Article

Busting Down the Door…Again

| posted on July 22, 2010

Layne Beachley shocked the world of professional surfing recently by declaring she will compete in the men’s division of the Energy Australia Open, held in Newcastle Beach, Australia, from March 22nd-28th. For Beachley, the six-time and current Women’s World champion, the entry is viewed as a good opportunity to train for a seventh world title. In reality, her entry is a historic milestone for women in a sport dominated by testosterone.

Beachley will square off against many of the world’s elite male surfers. Past event champions include such greats as Tom Carroll, Tom Curren, Mark Occhilupo, Damien Hardman, and Mick Fanning. Hardman, past world and event champion, understands the importance of Layne’s presence in the event. “Women’s surfing has certainly come a long way in recent years,” says Hardman in an event press release, “and I think a lot of this can be attributed to Layne. She’s always looking for more challenges and ways to improve. That’s why she has six world titles to her credit.” Energy Australia Open contest director Warren Smith is thrilled about Layne’s presence in the event. “Layne is not only a great Australian ambassador,” said Smith, “she is also an extremely talented sportsperson and has contributed so much to women’s surfing, taking the sport to a new professional level.”

Beachley says competing against guys has always been part of her surfing routine. “When I started surfing, there weren’t many girls taking up the sport,” said Beachley. “I surfed with the boys. We would pretend to have surfing competitions, and have a lot of fun.” While Beachley relishes in the opportunity to improve her competitive attack against the world’s top men but shys away from a prediction. “I really need to improve my competitive side,” said Beachley in a press release for the event. “This experience will certainly help me competitively.”

Tell us what you think.

Is Layne taking the spot of a more deserving male surfer?

Do Layne’s six world championships and big wave bravado give her more than enough credibility to surf against the boys?

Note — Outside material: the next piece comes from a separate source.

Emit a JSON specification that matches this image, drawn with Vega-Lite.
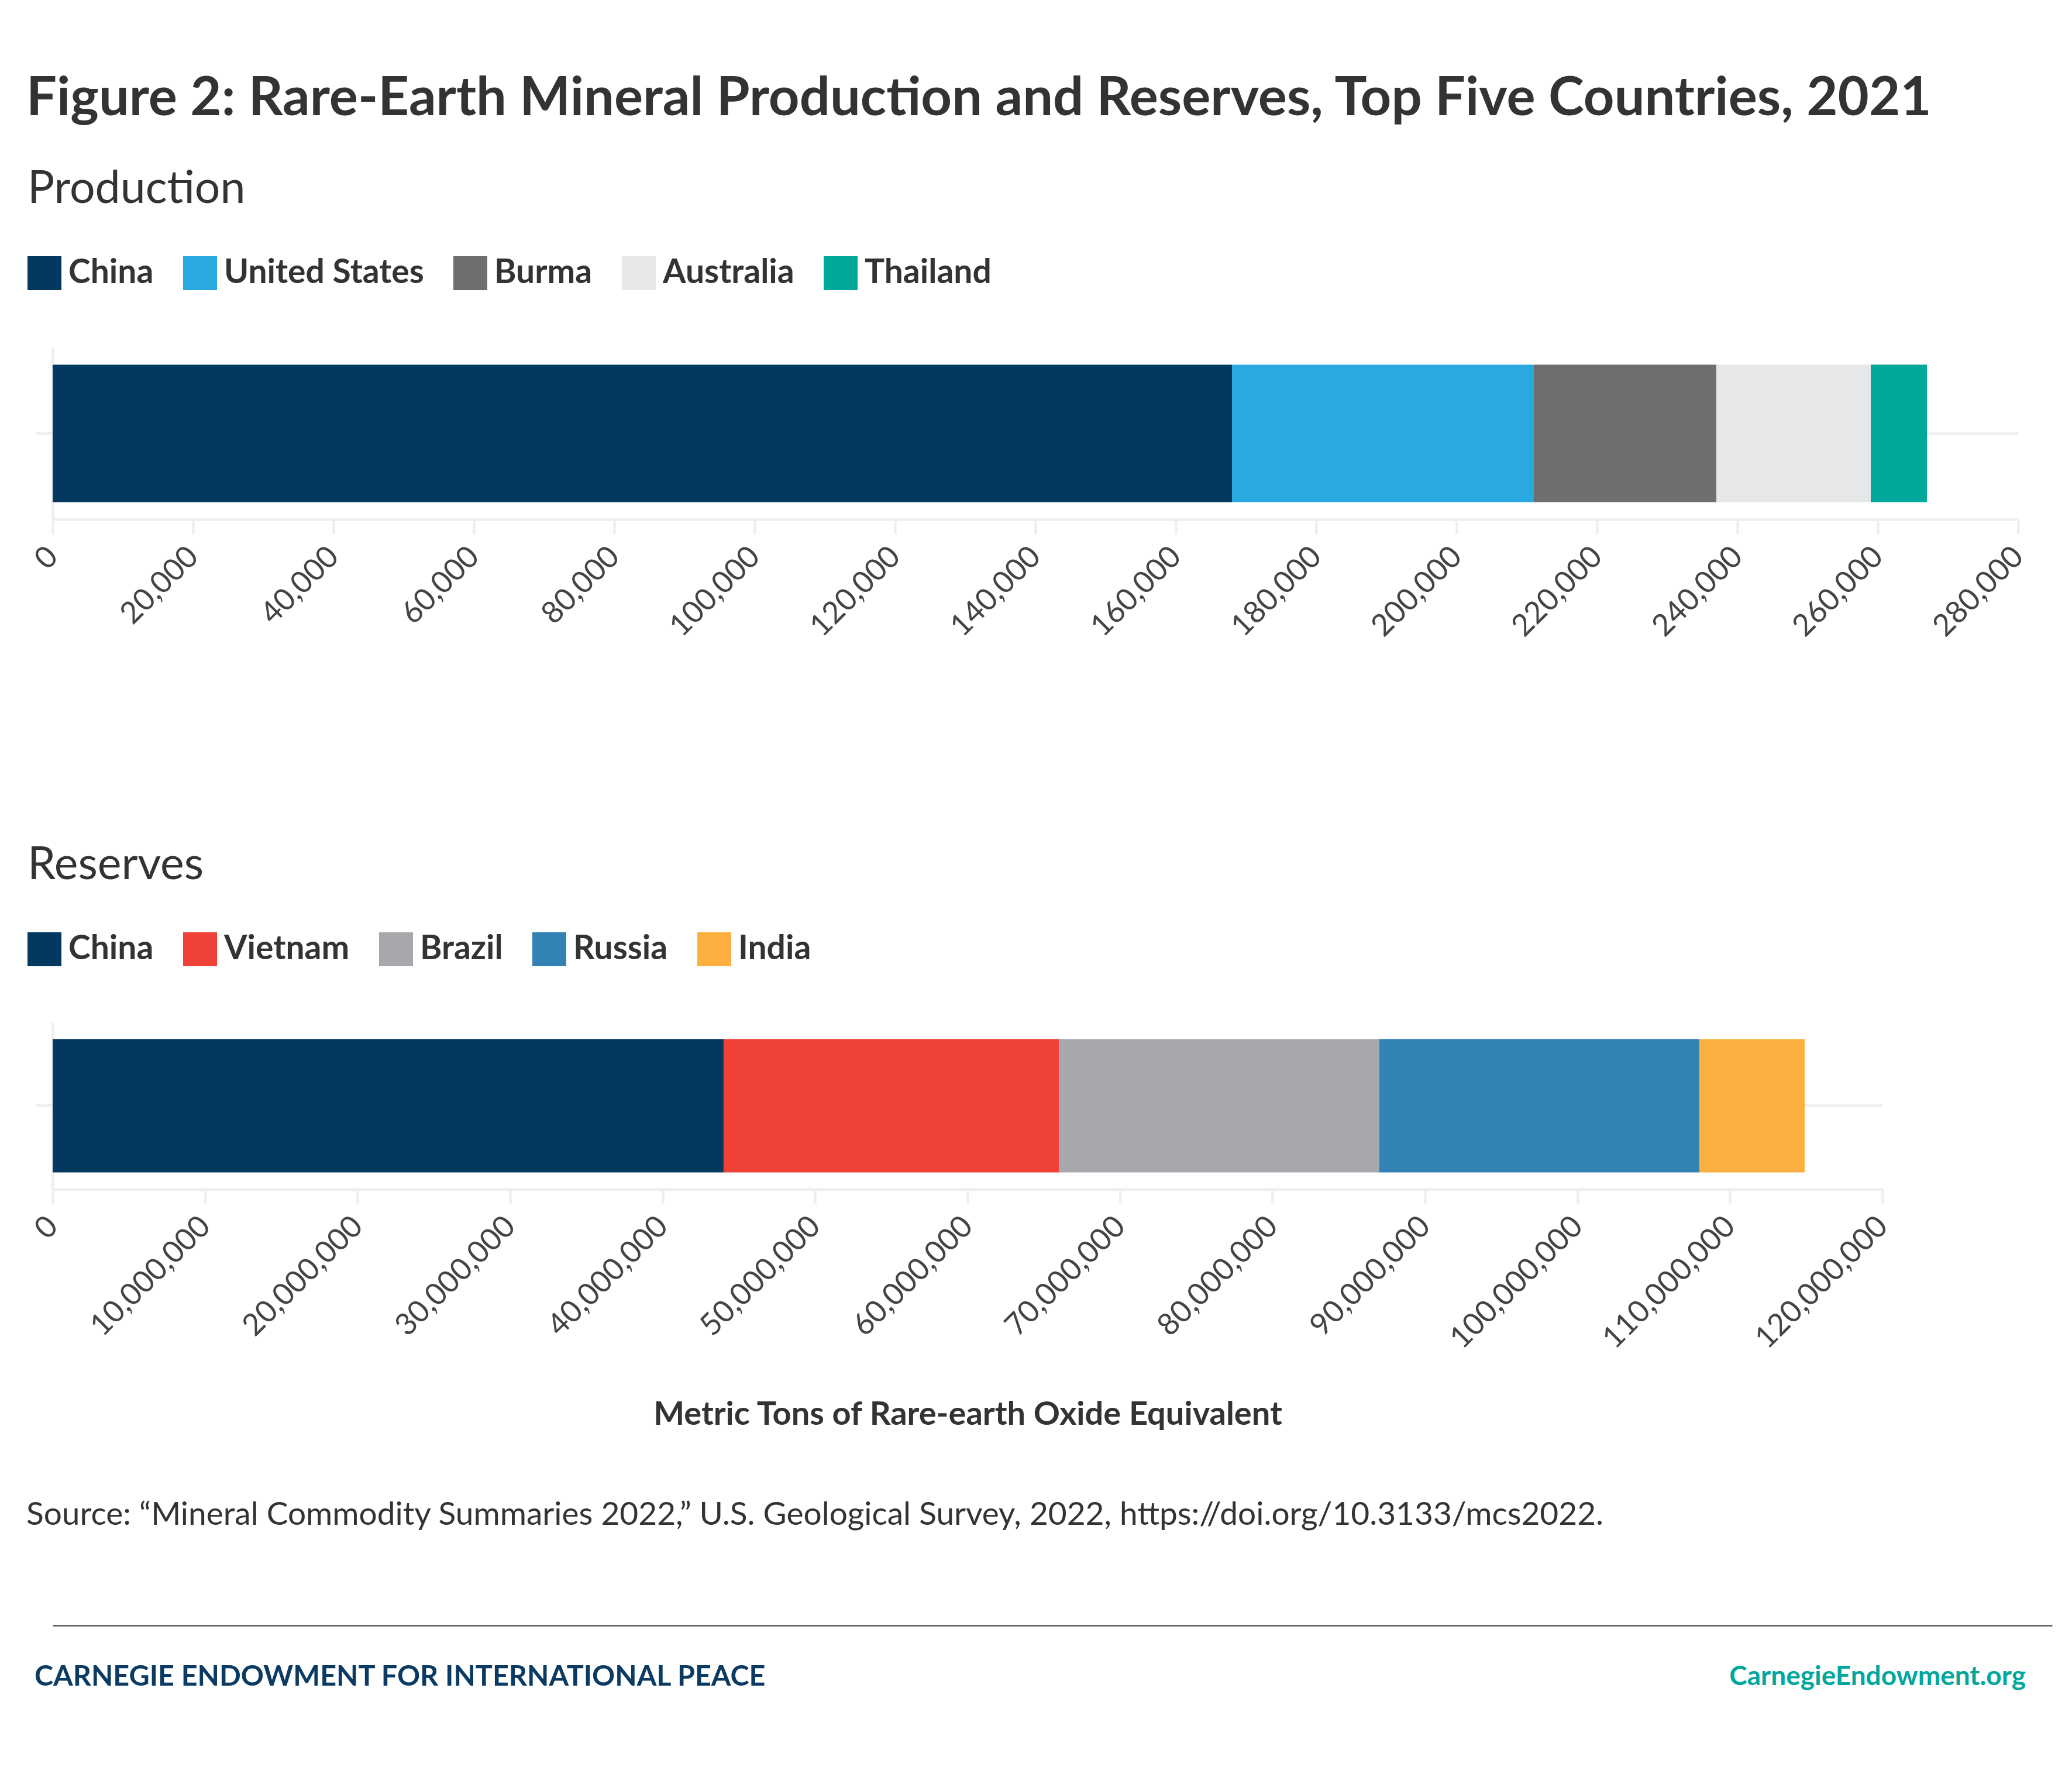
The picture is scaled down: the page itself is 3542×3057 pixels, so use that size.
{
  "$schema": "https://vega.github.io/schema/vega-lite/v6.json",
  "background": "white",
  "padding": {"left": 45, "top": 123, "right": 20, "bottom": 20},
  "autosize": {"type": "pad"},
  "title": {
    "text": "Figure 2: Rare-Earth Mineral Production and Reserves, Top Five Countries, 2021",
    "anchor": "start",
    "frame": "bounds",
    "fontSize": 92,
    "fontWeight": "bold",
    "color": "#333333",
    "font": "Lato",
    "offset": 70
  },
  "datasets": {
    "production": [
      {"measure": "Production", "country": "China", "tons": 168000},
      {"measure": "Production", "country": "United States", "tons": 43000},
      {"measure": "Production", "country": "Burma", "tons": 26000},
      {"measure": "Production", "country": "Australia", "tons": 22000},
      {"measure": "Production", "country": "Thailand", "tons": 8000}
    ],
    "reserves": [
      {"measure": "Reserves", "country": "China", "tons": 44000000},
      {"measure": "Reserves", "country": "Vietnam", "tons": 22000000},
      {"measure": "Reserves", "country": "Brazil", "tons": 21000000},
      {"measure": "Reserves", "country": "Russia", "tons": 21000000},
      {"measure": "Reserves", "country": "India", "tons": 6900000}
    ],
    "footer": [
      {"org": "CARNEGIE ENDOWMENT FOR INTERNATIONAL PEACE", "site": "CarnegieEndowment.org"}
    ]
  },
  "align": "none",
  "spacing": 117,
  "vconcat": [
    {
      "spacing": 344,
      "align": "none",
      "resolve": {"scale": {"color": "independent", "x": "independent", "y": "independent"}, "legend": {"color": "independent"}, "axis": {"x": "independent", "y": "independent"}},
      "vconcat": [
        {
          "data": {"name": "production"},
          "width": 3360,
          "height": 294,
          "mark": {"type": "bar"},
          "encoding": {
            "y": {
              "field": "measure", "type": "nominal",
              "scale": {"paddingInner": 0, "paddingOuter": 0.125},
              "axis": {"labels": false, "title": null, "ticks": true, "tickSize": 28, "tickWidth": 5, "tickColor": "#efefef", "domain": true, "domainColor": "#efefef", "domainWidth": 5, "grid": true, "gridColor": "#efefef", "gridWidth": 5}
            },
            "x": {
              "field": "tons", "type": "quantitative", "stack": "zero",
              "scale": {"domain": [0, 280000], "nice": false},
              "axis": {"tickCount": 14, "format": ",d", "title": null, "labelAngle": -45, "labelAlign": "right", "labelBaseline": "middle", "labelFontSize": 52, "labelColor": "#444444", "labelPadding": 30, "labelLimit": 2000, "tickSize": 25, "tickWidth": 4.5, "tickColor": "#efefef", "domainColor": "#efefef", "domainWidth": 5, "grid": false, "labelFlush": false, "labelOverlap": false, "labelBound": false}
            },
            "color": {
              "field": "country", "type": "nominal",
              "scale": {"domain": ["China", "United States", "Burma", "Australia", "Thailand"], "range": ["#03395f", "#29a9e0", "#6d6e70", "#e6e7e8", "#00a89c"]},
              "legend": {"orient": "none", "legendX": -43, "legendY": -308, "direction": "horizontal", "columns": 5, "title": "Production", "titleFontSize": 77, "titleFontWeight": "normal", "titleColor": "#333333", "titlePadding": 75, "titleLimit": 3000, "titleAnchor": "start", "symbolType": "square", "symbolSize": 3364, "symbolStrokeWidth": 0, "symbolOpacity": 1, "labelFontSize": 57, "labelFontWeight": "bold", "labelColor": "#333333", "labelOffset": 12, "labelLimit": 2000, "columnPadding": 50}
            },
            "order": {"field": "tons", "type": "quantitative", "sort": "descending"}
          }
        },
        {
          "data": {"name": "reserves"},
          "width": 3128,
          "height": 285,
          "mark": {"type": "bar"},
          "encoding": {
            "y": {
              "field": "measure", "type": "nominal",
              "scale": {"paddingInner": 0, "paddingOuter": 0.125},
              "axis": {"labels": false, "title": null, "ticks": true, "tickSize": 28, "tickWidth": 5, "tickColor": "#efefef", "domain": true, "domainColor": "#efefef", "domainWidth": 5, "grid": true, "gridColor": "#efefef", "gridWidth": 5}
            },
            "x": {
              "field": "tons", "type": "quantitative", "stack": "zero",
              "scale": {"domain": [0, 120000000], "nice": false},
              "axis": {"tickCount": 12, "format": ",d", "title": "Metric Tons of Rare-earth Oxide Equivalent", "titleFontSize": 56, "titleFontWeight": "bold", "titleColor": "#333333", "titlePadding": 158, "labelAngle": -45, "labelAlign": "right", "labelBaseline": "middle", "labelFontSize": 52, "labelColor": "#444444", "labelPadding": 30, "labelLimit": 2000, "tickSize": 25, "tickWidth": 4.5, "tickColor": "#efefef", "domainColor": "#efefef", "domainWidth": 5, "grid": false, "labelFlush": false, "labelOverlap": false, "labelBound": false}
            },
            "color": {
              "field": "country", "type": "nominal",
              "scale": {"domain": ["China", "Vietnam", "Brazil", "Russia", "India"], "range": ["#03395f", "#ef4137", "#a7a8ab", "#3283b3", "#fbb040"]},
              "legend": {"orient": "none", "legendX": -43, "legendY": -306, "direction": "horizontal", "columns": 5, "title": "Reserves", "titleFontSize": 77, "titleFontWeight": "normal", "titleColor": "#333333", "titlePadding": 75, "titleLimit": 3000, "titleAnchor": "start", "symbolType": "square", "symbolSize": 3364, "symbolStrokeWidth": 0, "symbolOpacity": 1, "labelFontSize": 57, "labelFontWeight": "bold", "labelColor": "#333333", "labelOffset": 12, "labelLimit": 2000, "columnPadding": 50}
            },
            "order": {"field": "tons", "type": "quantitative", "sort": "descending"}
          }
        }
      ]
    },
    {
      "data": {"name": "footer"},
      "width": 3418,
      "height": 176,
      "title": {
        "text": "Source: “Mineral Commodity Summaries 2022,” U.S. Geological Survey, 2022, https://doi.org/10.3133/mcs2022.",
        "anchor": "start",
        "frame": "group",
        "dx": -45,
        "fontSize": 55,
        "fontWeight": "normal",
        "color": "#333333",
        "offset": 160
      },
      "layer": [
        {
          "mark": {"type": "text", "align": "left", "baseline": "middle", "fontSize": 48.5, "fontWeight": "bold", "color": "#0b3b63", "dx": -31},
          "encoding": {
            "text": {"field": "org", "type": "nominal"},
            "x": {"datum": 0, "type": "quantitative", "scale": {"domain": [0, 1]}, "axis": {"orient": "top", "labels": false, "ticks": false, "grid": false, "title": null, "domain": true, "domainColor": "#555555", "domainWidth": 2.5}}
          }
        },
        {
          "mark": {"type": "text", "align": "right", "baseline": "middle", "fontSize": 46, "fontWeight": "bold", "color": "#00a79d", "dx": -45},
          "encoding": {
            "text": {"field": "site", "type": "nominal"},
            "x": {"datum": 1, "type": "quantitative"}
          }
        }
      ]
    }
  ],
  "config": {
    "font": "Lato",
    "view": {"stroke": null},
    "title": {"font": "Lato"},
    "axis": {"labelFont": "Lato", "titleFont": "Lato"},
    "legend": {"labelFont": "Lato", "titleFont": "Lato"},
    "text": {"font": "Lato"}
  }
}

The Energy Australia Open, a 4-star WQS event with a $100,000 prize pool, is part of the Australian stretch of the World Championship Tour. Beachley’s first heat is slated for March 26. Her status as a wildcard means that she will automatically progress into the final round of competitors, featuring some of the World’s top 64 men. “While I’m almost certain my competitive nature will get the better of me,” added Beachley, “I am looking forward to being out in the water and enjoying the moment.”

Yeah, but will she get out of her first heat, or is this simply a publicity stunt by event organizers, in the same vein as recent gender crossover events in the sport of golf? Either way, ecstatic event organizers are already expecting massive media coverage due to Beachley’s participation. As has been proven in the recent past, these gender crossover events always interest the viewing public and generate mainstream media attention–and this will be especially true in a sport hungry and overtly chauvinistic Australian culture.